In CMA for every one moment of rūpa, 16-17 processes of citta occur. So they are not totally equivalent.
Correct and this actually strengthens my point. The Atthassalini says time is mind. So the change of rupa is imposed on it due to cittas activities, the same goes for the maturation of past actions in present forms. You have to see that rupa can neither change itself due to the absence of cetana, manasikara, vicara etc. but that its also not hetu and its ahetuka (see Kathavatthu XVI).
It might also be relevant to note here that in Theravada rupa is not vipaka. Eventho the sense-bases for example are said to be vipaka its actually not the bases but the cittas who reflect / project these bases. Thats a very important point imo. (Ibid.)
Take cohesion for example. Cohesion is a rupa but it can neither change in any way nor can it interact with any other rupa. How should it? It does not have a spatial location, does not have a temporal lcoation, it does not have a direction, it does not have the attribute of being able to take an object and so on and so forth.
It follows that rupas can never show up without being the objects of cittas.
Five sense objects are object Pre-nascence-condition (ārammaṇa purejāta paccaya) condition for 5 sense consciousness. They exist prior to consciousness.
As said above Theravada is ksanikavada and present-only. Every transformation of both citta and rupa has to be explained therefore as a sequential, singular appearance of entities which necessarily have to build a continuum (santati) with the death of the earlier dharma directly conditioning the birth of the next dharma. So followingly rupas have to be in a citta-santati to have apparent causal efficacy.

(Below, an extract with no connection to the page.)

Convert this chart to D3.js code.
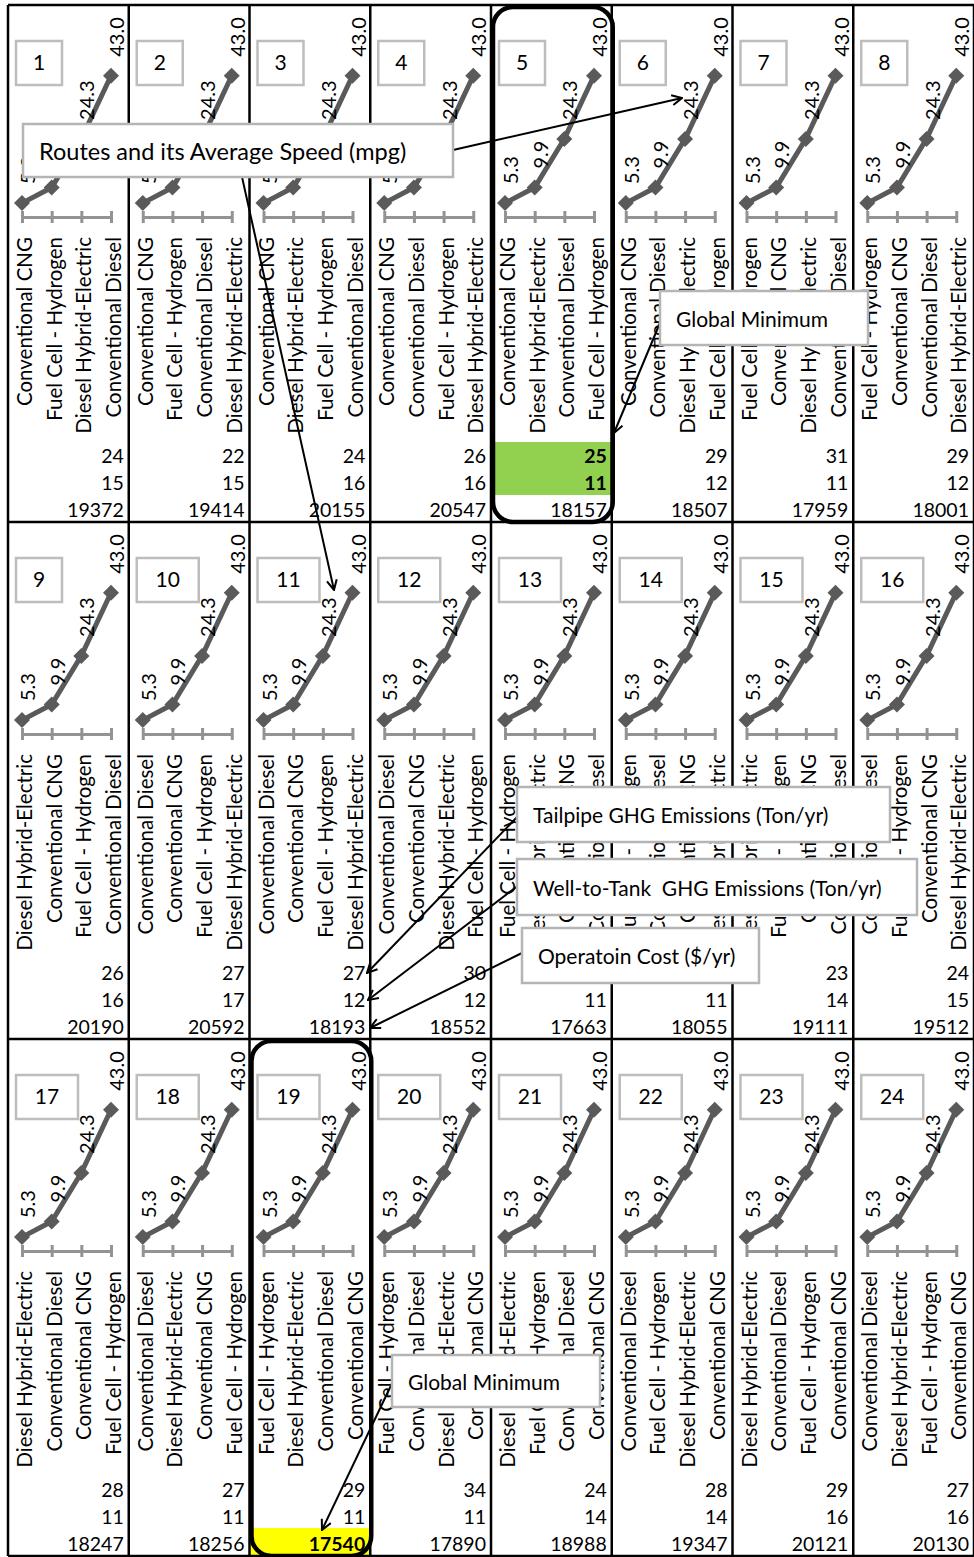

In addition as said above the sense-bases are karmically produced, so they do have a mental cause.
3) rūpa can exist without consciousness happening at that time. Ex: asaññasatta, saññāvedayitanirodha, dead body.
Actually for example the Yogacarins have argumented, that - since Theravada is a present-only school - that it is impossible for an Arahant in Nirodha to come back from it, because the continuum is cut off. As far as I know this is a hole in Theravada philosophy. A bit earlier Nagarjuna argumented in a similar way [from the Sarvastivada pov] explaining that a past cause is an inexistent cause and therefore a non-cause. I am unaware out of my head if Theravada answered to this in a more elaborate way.
And again you have not answered how body can exist without consciousness (when one dies, or achieves cessation of perception & feelings, or mindless beings rebirth).
The latter I have explained given the standard "quickfix" which is admittably not logical - but thats how it is.
The second one and first one are misunderstandings I think on your part. "Dead body" is a sequence of smells, visibles and so on in another mind-stream. There is no indication that there is a dead body apart from mentality anywhere - why? Because if there would not be any consciousness then there would be no temporality or locality and followingly also no "dead body".